**Description of the task**
Provide an exact copy of the data, excluding the images.
-- begin Source excerpt --
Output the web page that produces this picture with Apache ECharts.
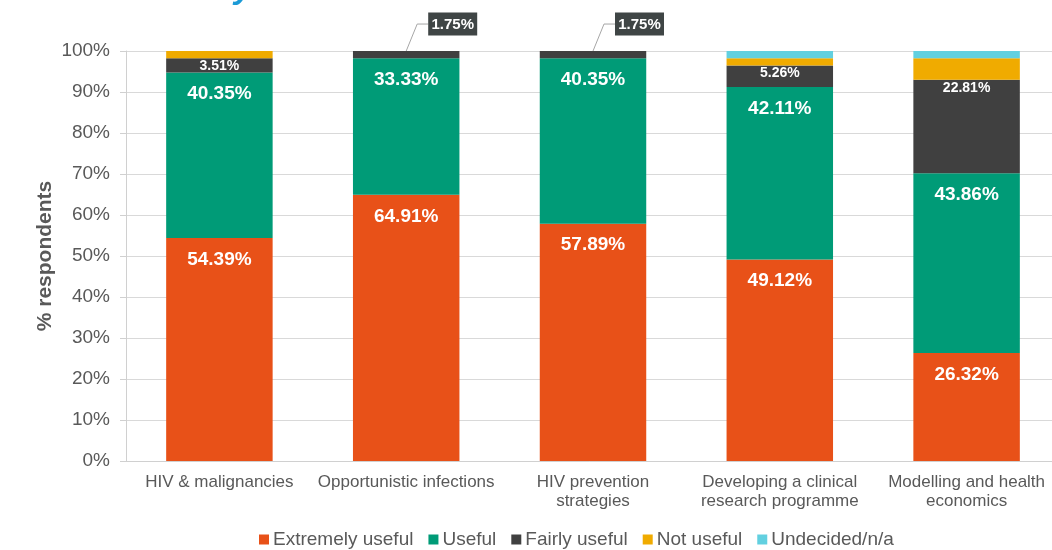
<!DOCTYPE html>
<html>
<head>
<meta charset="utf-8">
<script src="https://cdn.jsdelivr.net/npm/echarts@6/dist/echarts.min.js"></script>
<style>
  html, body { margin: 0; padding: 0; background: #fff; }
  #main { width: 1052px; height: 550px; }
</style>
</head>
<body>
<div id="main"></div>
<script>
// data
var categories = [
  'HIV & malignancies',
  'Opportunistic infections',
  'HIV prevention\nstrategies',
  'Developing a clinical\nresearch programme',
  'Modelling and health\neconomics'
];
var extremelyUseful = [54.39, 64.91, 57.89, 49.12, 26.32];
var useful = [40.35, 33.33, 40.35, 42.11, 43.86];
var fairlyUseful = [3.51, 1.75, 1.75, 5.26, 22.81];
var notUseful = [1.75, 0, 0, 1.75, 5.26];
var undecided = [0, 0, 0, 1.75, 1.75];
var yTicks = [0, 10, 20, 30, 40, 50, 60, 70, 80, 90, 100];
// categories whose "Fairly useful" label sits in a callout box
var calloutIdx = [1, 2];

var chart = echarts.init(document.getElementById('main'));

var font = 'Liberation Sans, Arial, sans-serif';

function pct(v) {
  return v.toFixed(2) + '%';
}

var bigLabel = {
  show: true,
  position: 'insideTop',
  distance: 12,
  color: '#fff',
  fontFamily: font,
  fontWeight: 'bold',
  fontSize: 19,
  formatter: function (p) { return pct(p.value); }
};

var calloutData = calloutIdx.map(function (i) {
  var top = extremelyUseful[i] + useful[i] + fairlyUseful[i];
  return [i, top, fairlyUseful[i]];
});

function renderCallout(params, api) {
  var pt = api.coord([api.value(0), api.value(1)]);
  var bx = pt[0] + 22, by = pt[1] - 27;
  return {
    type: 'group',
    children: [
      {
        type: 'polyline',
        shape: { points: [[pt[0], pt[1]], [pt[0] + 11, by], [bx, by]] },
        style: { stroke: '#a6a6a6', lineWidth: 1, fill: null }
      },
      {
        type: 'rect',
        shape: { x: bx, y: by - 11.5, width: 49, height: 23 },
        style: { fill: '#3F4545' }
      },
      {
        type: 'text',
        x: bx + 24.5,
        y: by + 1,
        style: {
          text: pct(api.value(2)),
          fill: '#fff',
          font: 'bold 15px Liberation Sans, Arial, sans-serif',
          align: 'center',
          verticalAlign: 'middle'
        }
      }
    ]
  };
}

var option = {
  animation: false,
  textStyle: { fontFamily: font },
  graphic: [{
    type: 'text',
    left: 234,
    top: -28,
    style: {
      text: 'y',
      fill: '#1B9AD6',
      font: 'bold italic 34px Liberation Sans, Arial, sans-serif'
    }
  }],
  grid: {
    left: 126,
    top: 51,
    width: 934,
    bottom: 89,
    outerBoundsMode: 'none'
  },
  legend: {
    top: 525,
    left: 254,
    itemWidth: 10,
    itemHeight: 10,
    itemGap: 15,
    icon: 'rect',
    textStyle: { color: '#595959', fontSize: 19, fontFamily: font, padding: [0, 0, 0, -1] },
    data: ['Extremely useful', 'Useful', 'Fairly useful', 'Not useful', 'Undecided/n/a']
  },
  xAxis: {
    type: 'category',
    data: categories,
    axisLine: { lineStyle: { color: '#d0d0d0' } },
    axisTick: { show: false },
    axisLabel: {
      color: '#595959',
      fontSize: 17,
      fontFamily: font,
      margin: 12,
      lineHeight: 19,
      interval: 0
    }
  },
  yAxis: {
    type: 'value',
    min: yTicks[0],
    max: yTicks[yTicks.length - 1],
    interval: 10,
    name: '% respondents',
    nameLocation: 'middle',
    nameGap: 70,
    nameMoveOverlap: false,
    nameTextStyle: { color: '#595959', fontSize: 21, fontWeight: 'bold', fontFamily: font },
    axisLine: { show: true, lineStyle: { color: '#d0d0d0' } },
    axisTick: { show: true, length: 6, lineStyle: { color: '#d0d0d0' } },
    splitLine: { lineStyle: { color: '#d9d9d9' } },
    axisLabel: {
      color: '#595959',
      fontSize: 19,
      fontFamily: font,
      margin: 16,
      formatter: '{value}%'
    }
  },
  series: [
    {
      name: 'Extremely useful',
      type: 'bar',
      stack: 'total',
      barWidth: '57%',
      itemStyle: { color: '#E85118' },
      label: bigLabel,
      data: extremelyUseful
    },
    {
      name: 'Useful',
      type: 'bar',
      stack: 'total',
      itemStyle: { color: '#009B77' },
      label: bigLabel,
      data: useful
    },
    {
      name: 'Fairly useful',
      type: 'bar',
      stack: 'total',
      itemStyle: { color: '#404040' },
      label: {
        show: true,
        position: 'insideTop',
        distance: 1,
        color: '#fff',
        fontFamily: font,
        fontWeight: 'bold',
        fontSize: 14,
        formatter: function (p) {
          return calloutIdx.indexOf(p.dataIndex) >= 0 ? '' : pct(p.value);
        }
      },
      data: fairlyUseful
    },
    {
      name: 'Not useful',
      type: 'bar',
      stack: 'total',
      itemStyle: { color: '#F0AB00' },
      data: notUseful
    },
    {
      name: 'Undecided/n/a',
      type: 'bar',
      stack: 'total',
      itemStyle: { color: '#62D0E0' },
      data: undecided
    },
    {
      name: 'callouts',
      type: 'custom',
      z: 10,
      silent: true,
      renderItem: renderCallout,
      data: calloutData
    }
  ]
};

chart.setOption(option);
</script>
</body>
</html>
-- end Source excerpt --
**Written answer**
Output the web page that produces this picture with Apache ECharts.
<!DOCTYPE html>
<html>
<head>
<meta charset="utf-8">
<script src="https://cdn.jsdelivr.net/npm/echarts@6/dist/echarts.min.js"></script>
<style>
  html, body { margin: 0; padding: 0; background: #fff; }
  #main { width: 1052px; height: 550px; }
</style>
</head>
<body>
<div id="main"></div>
<script>
// data
var categories = [
  'HIV & malignancies',
  'Opportunistic infections',
  'HIV prevention\nstrategies',
  'Developing a clinical\nresearch programme',
  'Modelling and health\neconomics'
];
var extremelyUseful = [54.39, 64.91, 57.89, 49.12, 26.32];
var useful = [40.35, 33.33, 40.35, 42.11, 43.86];
var fairlyUseful = [3.51, 1.75, 1.75, 5.26, 22.81];
var notUseful = [1.75, 0, 0, 1.75, 5.26];
var undecided = [0, 0, 0, 1.75, 1.75];
var yTicks = [0, 10, 20, 30, 40, 50, 60, 70, 80, 90, 100];
// categories whose "Fairly useful" label sits in a callout box
var calloutIdx = [1, 2];

var chart = echarts.init(document.getElementById('main'));

var font = 'Liberation Sans, Arial, sans-serif';

function pct(v) {
  return v.toFixed(2) + '%';
}

var bigLabel = {
  show: true,
  position: 'insideTop',
  distance: 12,
  color: '#fff',
  fontFamily: font,
  fontWeight: 'bold',
  fontSize: 19,
  formatter: function (p) { return pct(p.value); }
};

var calloutData = calloutIdx.map(function (i) {
  var top = extremelyUseful[i] + useful[i] + fairlyUseful[i];
  return [i, top, fairlyUseful[i]];
});

function renderCallout(params, api) {
  var pt = api.coord([api.value(0), api.value(1)]);
  var bx = pt[0] + 22, by = pt[1] - 27;
  return {
    type: 'group',
    children: [
      {
        type: 'polyline',
        shape: { points: [[pt[0], pt[1]], [pt[0] + 11, by], [bx, by]] },
        style: { stroke: '#a6a6a6', lineWidth: 1, fill: null }
      },
      {
        type: 'rect',
        shape: { x: bx, y: by - 11.5, width: 49, height: 23 },
        style: { fill: '#3F4545' }
      },
      {
        type: 'text',
        x: bx + 24.5,
        y: by + 1,
        style: {
          text: pct(api.value(2)),
          fill: '#fff',
          font: 'bold 15px Liberation Sans, Arial, sans-serif',
          align: 'center',
          verticalAlign: 'middle'
        }
      }
    ]
  };
}

var option = {
  animation: false,
  textStyle: { fontFamily: font },
  graphic: [{
    type: 'text',
    left: 234,
    top: -28,
    style: {
      text: 'y',
      fill: '#1B9AD6',
      font: 'bold italic 34px Liberation Sans, Arial, sans-serif'
    }
  }],
  grid: {
    left: 126,
    top: 51,
    width: 934,
    bottom: 89,
    outerBoundsMode: 'none'
  },
  legend: {
    top: 525,
    left: 254,
    itemWidth: 10,
    itemHeight: 10,
    itemGap: 15,
    icon: 'rect',
    textStyle: { color: '#595959', fontSize: 19, fontFamily: font, padding: [0, 0, 0, -1] },
    data: ['Extremely useful', 'Useful', 'Fairly useful', 'Not useful', 'Undecided/n/a']
  },
  xAxis: {
    type: 'category',
    data: categories,
    axisLine: { lineStyle: { color: '#d0d0d0' } },
    axisTick: { show: false },
    axisLabel: {
      color: '#595959',
      fontSize: 17,
      fontFamily: font,
      margin: 12,
      lineHeight: 19,
      interval: 0
    }
  },
  yAxis: {
    type: 'value',
    min: yTicks[0],
    max: yTicks[yTicks.length - 1],
    interval: 10,
    name: '% respondents',
    nameLocation: 'middle',
    nameGap: 70,
    nameMoveOverlap: false,
    nameTextStyle: { color: '#595959', fontSize: 21, fontWeight: 'bold', fontFamily: font },
    axisLine: { show: true, lineStyle: { color: '#d0d0d0' } },
    axisTick: { show: true, length: 6, lineStyle: { color: '#d0d0d0' } },
    splitLine: { lineStyle: { color: '#d9d9d9' } },
    axisLabel: {
      color: '#595959',
      fontSize: 19,
      fontFamily: font,
      margin: 16,
      formatter: '{value}%'
    }
  },
  series: [
    {
      name: 'Extremely useful',
      type: 'bar',
      stack: 'total',
      barWidth: '57%',
      itemStyle: { color: '#E85118' },
      label: bigLabel,
      data: extremelyUseful
    },
    {
      name: 'Useful',
      type: 'bar',
      stack: 'total',
      itemStyle: { color: '#009B77' },
      label: bigLabel,
      data: useful
    },
    {
      name: 'Fairly useful',
      type: 'bar',
      stack: 'total',
      itemStyle: { color: '#404040' },
      label: {
        show: true,
        position: 'insideTop',
        distance: 1,
        color: '#fff',
        fontFamily: font,
        fontWeight: 'bold',
        fontSize: 14,
        formatter: function (p) {
          return calloutIdx.indexOf(p.dataIndex) >= 0 ? '' : pct(p.value);
        }
      },
      data: fairlyUseful
    },
    {
      name: 'Not useful',
      type: 'bar',
      stack: 'total',
      itemStyle: { color: '#F0AB00' },
      data: notUseful
    },
    {
      name: 'Undecided/n/a',
      type: 'bar',
      stack: 'total',
      itemStyle: { color: '#62D0E0' },
      data: undecided
    },
    {
      name: 'callouts',
      type: 'custom',
      z: 10,
      silent: true,
      renderItem: renderCallout,
      data: calloutData
    }
  ]
};

chart.setOption(option);
</script>
</body>
</html>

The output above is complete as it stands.